Dodik Says Bosnia “Irreversibly Divided”
Bosnia-Herzegovina is a country ‘irreversibly divided’ along ethnic lines, Bosnian Serb President Milorad Dodik told a Serbian paper Monday, 15 years after a peace deal ended the country’s inter-ethnic war in the 1990s.
“Bosnia is divided in an irreversible way” and “[the international community] will eventually get tired and understand that they are trying to bring together something that cannot be brought together,” Dodik told the Vecernji Novosti daily.
“They cannot build a [united] Bosnia without taking into account Serbs and Croats. I am convinced that this project, after all these years, is failing.”
“Fifteen years since the Dayton [peace agreement] it is clear that this attempt has failed,” Dodik said.

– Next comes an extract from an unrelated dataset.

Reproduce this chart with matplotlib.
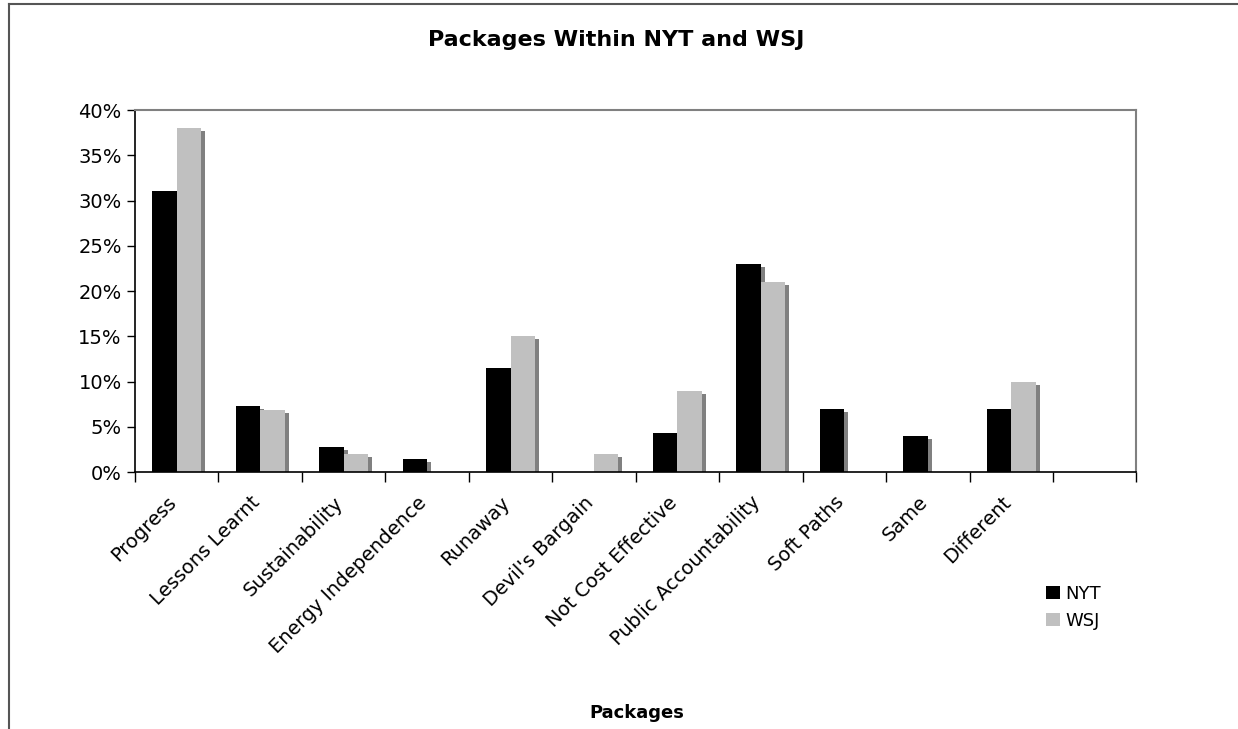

The peace deal reached in Dayton, Ohio, Nov. 21, 1995, ended the 1992-1995 war between Bosnia’s Croats, Muslims and Serbs.
It left the former Yugoslav republic split into two semi-autonomous halves–the Serb-run Republika Srpska and the Muslim Croat Federation.
The two entities are linked by weak central institutions while each has its own government.
The international community, notably the European Union, wants Bosnia and Herzegovina’s central institutions to be strengthened in order to implement reforms needed for the country’s integration in Europe.
Dodik, a former powerful Bosnian Serb prime minister, is opposing any strengthening of Bosnia-Herzegovina’s joint institutions at the expense of his entity’s autonomy.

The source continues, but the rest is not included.